ENTRIES SUPPLIED ->
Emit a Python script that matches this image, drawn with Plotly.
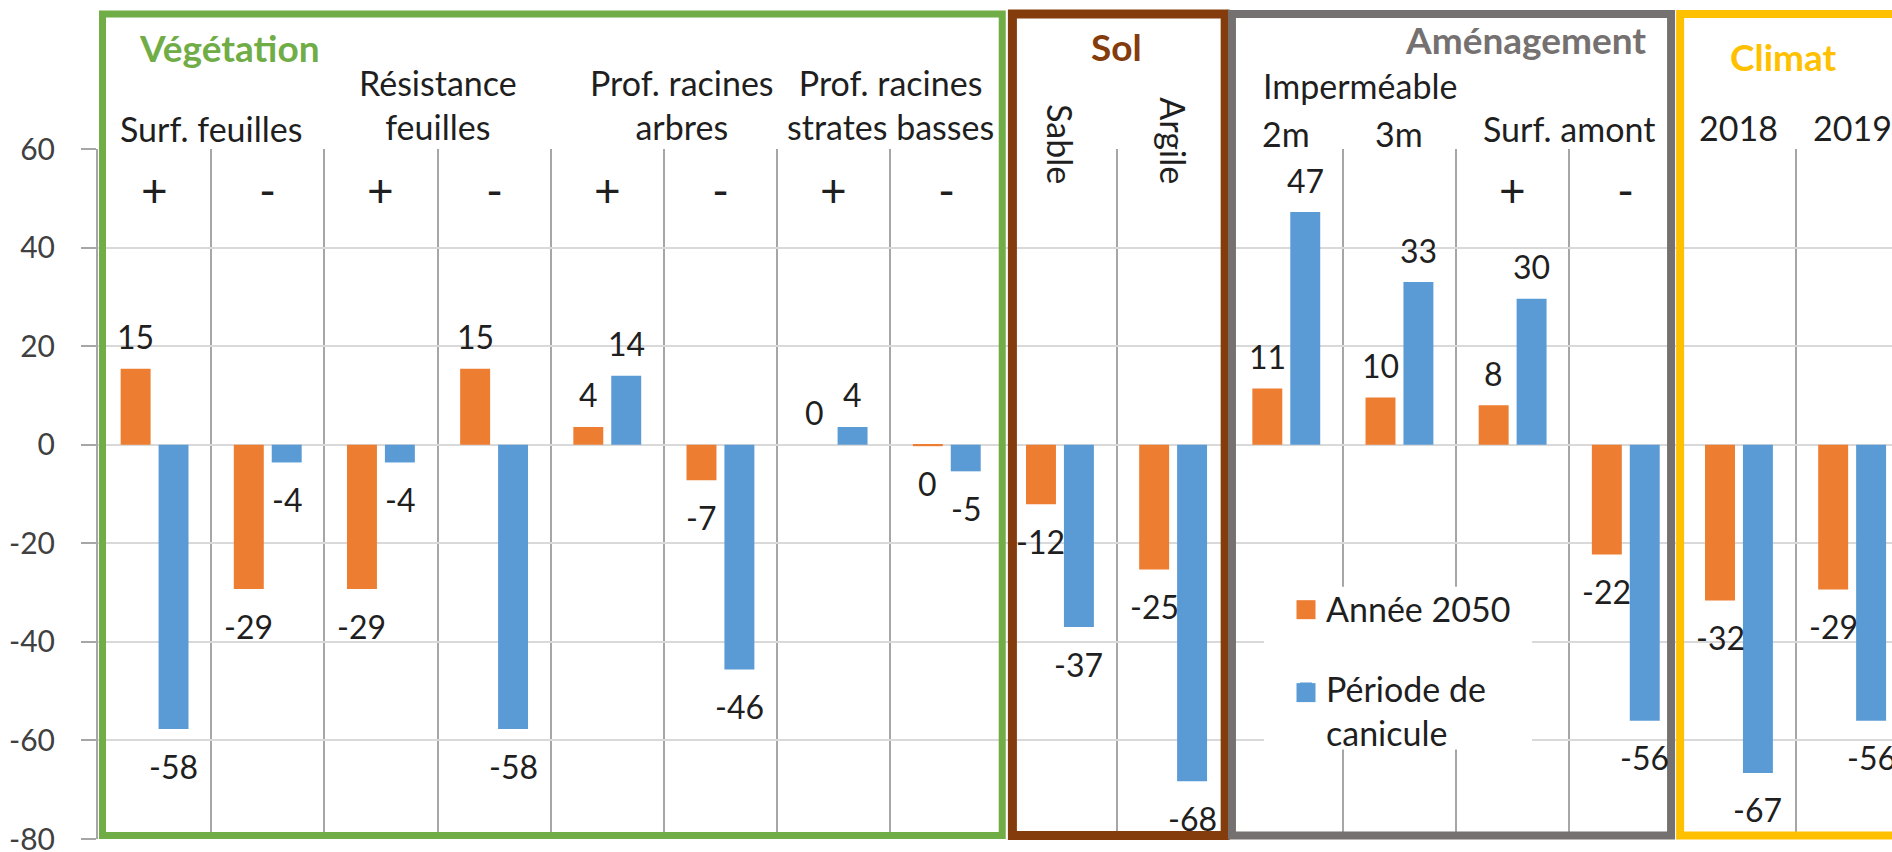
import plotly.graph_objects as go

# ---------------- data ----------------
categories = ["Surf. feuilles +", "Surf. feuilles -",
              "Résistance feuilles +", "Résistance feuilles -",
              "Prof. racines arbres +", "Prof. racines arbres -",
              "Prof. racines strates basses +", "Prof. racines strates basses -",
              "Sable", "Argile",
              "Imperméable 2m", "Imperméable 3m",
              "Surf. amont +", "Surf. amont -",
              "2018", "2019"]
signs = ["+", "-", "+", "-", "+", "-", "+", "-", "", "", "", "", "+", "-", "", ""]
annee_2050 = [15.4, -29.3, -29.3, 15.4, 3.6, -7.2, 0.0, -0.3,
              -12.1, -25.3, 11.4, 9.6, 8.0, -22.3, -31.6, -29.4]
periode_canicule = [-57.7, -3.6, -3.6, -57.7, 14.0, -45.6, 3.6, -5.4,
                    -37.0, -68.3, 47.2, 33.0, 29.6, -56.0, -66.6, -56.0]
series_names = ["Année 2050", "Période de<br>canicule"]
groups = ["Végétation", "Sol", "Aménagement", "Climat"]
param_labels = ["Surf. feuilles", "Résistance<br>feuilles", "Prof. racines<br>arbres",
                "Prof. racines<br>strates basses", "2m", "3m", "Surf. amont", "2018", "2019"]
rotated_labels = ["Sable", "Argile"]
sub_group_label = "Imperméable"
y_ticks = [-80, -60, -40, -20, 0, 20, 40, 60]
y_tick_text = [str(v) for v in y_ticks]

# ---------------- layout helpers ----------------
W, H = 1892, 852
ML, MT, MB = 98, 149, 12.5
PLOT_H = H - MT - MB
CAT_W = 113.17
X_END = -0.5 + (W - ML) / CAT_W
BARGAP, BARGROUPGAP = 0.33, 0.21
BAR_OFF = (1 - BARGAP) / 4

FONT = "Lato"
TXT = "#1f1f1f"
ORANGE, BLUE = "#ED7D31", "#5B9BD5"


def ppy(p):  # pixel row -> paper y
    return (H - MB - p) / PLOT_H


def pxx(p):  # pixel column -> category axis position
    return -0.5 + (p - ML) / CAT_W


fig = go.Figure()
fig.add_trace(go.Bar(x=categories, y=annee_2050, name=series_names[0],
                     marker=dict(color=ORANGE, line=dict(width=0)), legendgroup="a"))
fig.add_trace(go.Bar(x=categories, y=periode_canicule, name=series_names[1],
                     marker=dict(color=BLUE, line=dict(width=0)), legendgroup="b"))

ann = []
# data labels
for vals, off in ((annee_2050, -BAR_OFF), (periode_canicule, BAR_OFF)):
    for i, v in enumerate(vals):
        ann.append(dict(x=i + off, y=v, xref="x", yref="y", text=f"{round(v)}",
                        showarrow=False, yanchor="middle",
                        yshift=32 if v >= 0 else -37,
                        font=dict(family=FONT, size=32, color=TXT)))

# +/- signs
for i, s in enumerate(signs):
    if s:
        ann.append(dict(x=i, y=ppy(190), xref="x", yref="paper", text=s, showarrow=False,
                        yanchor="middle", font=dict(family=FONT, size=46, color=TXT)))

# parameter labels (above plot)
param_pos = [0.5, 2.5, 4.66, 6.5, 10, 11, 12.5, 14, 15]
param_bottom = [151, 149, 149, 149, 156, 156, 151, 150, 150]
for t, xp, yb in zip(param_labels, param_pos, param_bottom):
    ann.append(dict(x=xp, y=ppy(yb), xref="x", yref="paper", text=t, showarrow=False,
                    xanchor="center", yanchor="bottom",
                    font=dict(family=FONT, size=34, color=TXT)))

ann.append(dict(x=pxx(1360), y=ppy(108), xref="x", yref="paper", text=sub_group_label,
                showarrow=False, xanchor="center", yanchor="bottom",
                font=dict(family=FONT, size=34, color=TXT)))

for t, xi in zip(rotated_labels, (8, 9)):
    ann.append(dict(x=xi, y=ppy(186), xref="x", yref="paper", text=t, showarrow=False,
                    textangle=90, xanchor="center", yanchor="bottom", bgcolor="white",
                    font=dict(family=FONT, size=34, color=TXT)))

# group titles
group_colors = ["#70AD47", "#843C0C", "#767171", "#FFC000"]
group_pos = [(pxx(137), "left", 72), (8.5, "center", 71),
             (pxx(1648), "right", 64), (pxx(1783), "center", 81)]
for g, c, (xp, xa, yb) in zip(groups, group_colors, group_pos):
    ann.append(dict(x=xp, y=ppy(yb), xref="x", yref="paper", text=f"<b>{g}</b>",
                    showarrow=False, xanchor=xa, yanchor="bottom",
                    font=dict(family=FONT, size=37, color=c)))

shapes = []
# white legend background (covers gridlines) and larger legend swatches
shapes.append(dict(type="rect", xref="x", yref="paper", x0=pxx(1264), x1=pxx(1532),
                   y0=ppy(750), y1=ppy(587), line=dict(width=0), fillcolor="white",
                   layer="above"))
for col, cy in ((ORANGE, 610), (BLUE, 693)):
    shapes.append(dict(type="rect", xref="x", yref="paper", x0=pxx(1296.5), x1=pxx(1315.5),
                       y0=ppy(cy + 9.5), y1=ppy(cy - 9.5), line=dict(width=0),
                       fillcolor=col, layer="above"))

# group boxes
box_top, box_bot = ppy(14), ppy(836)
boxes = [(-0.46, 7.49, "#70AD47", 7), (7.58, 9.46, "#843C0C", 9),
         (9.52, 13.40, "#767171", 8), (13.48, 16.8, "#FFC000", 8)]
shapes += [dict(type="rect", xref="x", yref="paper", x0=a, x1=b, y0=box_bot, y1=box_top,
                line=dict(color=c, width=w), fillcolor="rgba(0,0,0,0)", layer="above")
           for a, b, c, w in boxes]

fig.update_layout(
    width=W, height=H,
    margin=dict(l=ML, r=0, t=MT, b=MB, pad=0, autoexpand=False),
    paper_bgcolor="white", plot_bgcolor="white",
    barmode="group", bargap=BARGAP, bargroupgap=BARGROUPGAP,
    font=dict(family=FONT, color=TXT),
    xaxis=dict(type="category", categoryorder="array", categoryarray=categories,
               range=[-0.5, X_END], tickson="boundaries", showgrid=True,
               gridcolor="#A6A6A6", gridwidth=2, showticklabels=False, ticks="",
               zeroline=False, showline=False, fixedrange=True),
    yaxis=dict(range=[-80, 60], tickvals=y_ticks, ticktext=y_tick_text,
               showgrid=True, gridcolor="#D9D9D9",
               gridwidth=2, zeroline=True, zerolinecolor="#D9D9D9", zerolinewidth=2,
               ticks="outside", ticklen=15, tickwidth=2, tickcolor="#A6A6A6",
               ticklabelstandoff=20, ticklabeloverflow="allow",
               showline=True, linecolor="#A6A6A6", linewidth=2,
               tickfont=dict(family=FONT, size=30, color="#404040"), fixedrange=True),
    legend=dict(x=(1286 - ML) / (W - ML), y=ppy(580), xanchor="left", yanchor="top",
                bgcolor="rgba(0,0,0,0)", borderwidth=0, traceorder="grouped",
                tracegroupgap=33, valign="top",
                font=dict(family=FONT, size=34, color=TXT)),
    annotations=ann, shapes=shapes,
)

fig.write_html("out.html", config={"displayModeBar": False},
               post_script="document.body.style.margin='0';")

* * *

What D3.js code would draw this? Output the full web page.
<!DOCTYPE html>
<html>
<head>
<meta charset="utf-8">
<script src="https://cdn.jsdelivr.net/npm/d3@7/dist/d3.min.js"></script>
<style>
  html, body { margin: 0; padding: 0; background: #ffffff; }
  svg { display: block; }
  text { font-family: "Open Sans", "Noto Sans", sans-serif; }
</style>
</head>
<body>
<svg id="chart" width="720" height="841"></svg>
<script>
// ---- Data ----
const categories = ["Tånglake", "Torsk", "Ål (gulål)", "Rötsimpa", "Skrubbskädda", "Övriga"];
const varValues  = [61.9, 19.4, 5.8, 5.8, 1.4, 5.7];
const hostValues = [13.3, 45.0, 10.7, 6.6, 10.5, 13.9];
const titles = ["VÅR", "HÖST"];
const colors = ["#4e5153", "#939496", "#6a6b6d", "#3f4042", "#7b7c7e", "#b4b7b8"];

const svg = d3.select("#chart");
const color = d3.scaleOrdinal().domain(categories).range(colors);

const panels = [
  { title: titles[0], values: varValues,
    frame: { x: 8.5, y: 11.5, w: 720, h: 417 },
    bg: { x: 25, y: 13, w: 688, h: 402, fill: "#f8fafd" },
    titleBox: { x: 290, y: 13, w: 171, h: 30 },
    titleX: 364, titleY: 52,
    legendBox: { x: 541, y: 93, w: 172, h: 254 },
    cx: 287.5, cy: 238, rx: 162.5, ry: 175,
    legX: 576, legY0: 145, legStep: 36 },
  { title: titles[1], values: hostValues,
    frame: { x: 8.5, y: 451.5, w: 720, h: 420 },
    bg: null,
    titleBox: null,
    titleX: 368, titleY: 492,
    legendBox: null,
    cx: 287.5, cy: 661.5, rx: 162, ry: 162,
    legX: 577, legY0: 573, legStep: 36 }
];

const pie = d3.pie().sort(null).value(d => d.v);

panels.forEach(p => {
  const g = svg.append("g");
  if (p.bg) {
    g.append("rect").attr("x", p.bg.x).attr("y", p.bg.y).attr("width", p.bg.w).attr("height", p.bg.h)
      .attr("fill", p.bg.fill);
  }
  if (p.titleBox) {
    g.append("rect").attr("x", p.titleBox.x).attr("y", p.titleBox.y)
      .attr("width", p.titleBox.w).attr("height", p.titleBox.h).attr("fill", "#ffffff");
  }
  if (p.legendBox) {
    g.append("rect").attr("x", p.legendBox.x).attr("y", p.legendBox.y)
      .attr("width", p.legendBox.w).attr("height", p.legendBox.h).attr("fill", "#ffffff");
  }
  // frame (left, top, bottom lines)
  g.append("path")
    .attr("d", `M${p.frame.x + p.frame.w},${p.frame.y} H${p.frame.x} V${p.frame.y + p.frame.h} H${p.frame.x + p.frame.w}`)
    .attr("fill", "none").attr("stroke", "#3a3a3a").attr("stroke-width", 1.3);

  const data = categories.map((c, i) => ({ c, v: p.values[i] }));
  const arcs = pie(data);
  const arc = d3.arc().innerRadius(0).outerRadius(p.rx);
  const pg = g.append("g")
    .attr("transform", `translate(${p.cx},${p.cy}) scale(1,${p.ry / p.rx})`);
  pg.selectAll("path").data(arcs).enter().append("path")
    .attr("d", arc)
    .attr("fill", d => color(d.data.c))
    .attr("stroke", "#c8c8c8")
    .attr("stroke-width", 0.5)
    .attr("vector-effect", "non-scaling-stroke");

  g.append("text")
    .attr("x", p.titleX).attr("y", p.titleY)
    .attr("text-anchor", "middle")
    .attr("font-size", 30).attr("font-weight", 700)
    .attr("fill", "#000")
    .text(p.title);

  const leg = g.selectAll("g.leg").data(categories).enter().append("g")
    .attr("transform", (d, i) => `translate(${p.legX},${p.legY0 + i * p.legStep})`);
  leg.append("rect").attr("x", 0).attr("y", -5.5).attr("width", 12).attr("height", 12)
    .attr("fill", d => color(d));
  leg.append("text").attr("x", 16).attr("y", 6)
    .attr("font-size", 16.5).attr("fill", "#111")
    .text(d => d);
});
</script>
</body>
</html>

--

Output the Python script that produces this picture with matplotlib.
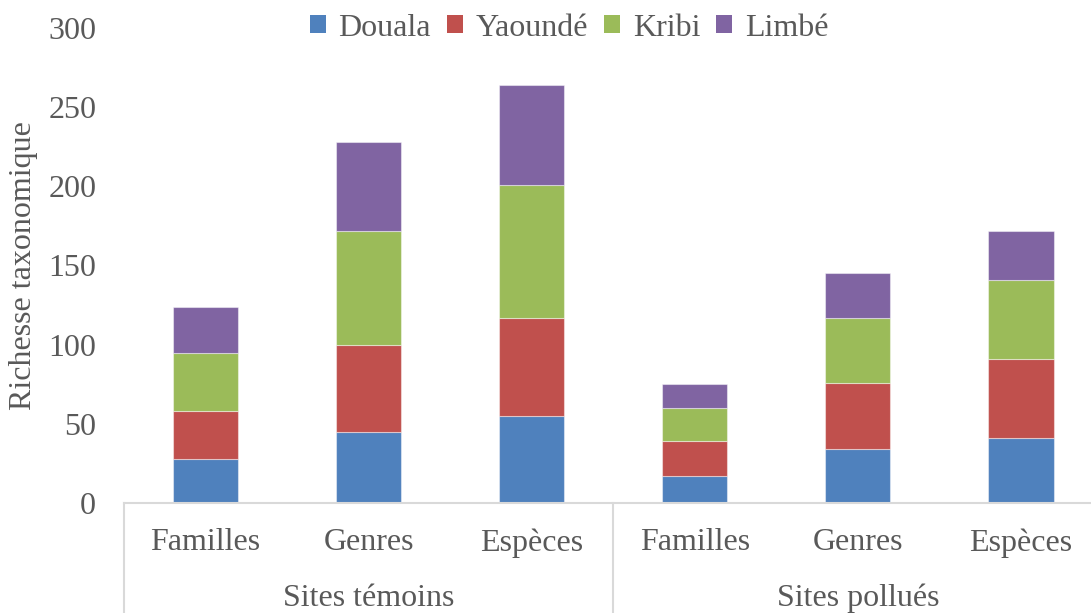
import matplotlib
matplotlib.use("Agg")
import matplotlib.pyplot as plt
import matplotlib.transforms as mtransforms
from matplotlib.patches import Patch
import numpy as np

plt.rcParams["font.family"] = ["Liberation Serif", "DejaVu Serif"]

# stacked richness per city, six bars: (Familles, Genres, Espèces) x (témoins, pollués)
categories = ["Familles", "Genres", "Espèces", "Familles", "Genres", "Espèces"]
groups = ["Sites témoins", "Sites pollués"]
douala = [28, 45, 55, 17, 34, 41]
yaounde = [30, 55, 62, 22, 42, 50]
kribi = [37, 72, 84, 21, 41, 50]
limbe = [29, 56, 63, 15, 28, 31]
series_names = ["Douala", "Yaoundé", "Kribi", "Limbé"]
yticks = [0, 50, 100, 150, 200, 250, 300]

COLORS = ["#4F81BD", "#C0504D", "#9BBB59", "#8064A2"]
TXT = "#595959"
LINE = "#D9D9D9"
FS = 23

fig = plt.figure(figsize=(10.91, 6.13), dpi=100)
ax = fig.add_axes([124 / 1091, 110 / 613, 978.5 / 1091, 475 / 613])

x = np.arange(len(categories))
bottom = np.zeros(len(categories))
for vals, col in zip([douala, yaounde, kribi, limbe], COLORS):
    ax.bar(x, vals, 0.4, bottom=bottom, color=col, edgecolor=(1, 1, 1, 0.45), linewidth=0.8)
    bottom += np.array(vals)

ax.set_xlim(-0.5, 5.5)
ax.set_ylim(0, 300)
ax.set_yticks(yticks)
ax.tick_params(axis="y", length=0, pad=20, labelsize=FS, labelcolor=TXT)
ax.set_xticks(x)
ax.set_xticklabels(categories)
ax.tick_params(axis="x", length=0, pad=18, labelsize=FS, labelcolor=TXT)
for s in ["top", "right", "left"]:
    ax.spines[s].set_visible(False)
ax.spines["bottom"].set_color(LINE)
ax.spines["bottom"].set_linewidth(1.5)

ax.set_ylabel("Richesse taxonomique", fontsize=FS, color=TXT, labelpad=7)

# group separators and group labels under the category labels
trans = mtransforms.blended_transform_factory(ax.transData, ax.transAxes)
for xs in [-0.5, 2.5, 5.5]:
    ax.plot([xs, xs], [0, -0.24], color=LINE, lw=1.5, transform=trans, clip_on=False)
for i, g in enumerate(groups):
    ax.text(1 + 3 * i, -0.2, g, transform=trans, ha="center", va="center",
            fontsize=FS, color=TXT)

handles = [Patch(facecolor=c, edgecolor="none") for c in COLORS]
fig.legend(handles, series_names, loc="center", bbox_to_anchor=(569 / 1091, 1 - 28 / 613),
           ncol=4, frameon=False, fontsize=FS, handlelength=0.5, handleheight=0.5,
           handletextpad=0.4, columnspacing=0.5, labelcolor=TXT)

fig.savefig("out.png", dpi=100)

TASK PROMPT -> Check each line above for the string "matplotlib" and show the ones that have it.

COMPLETE OUTPUT ->
Output the Python script that produces this picture with matplotlib.
import matplotlib
matplotlib.use("Agg")
import matplotlib.pyplot as plt
import matplotlib.transforms as mtransforms
from matplotlib.patches import Patch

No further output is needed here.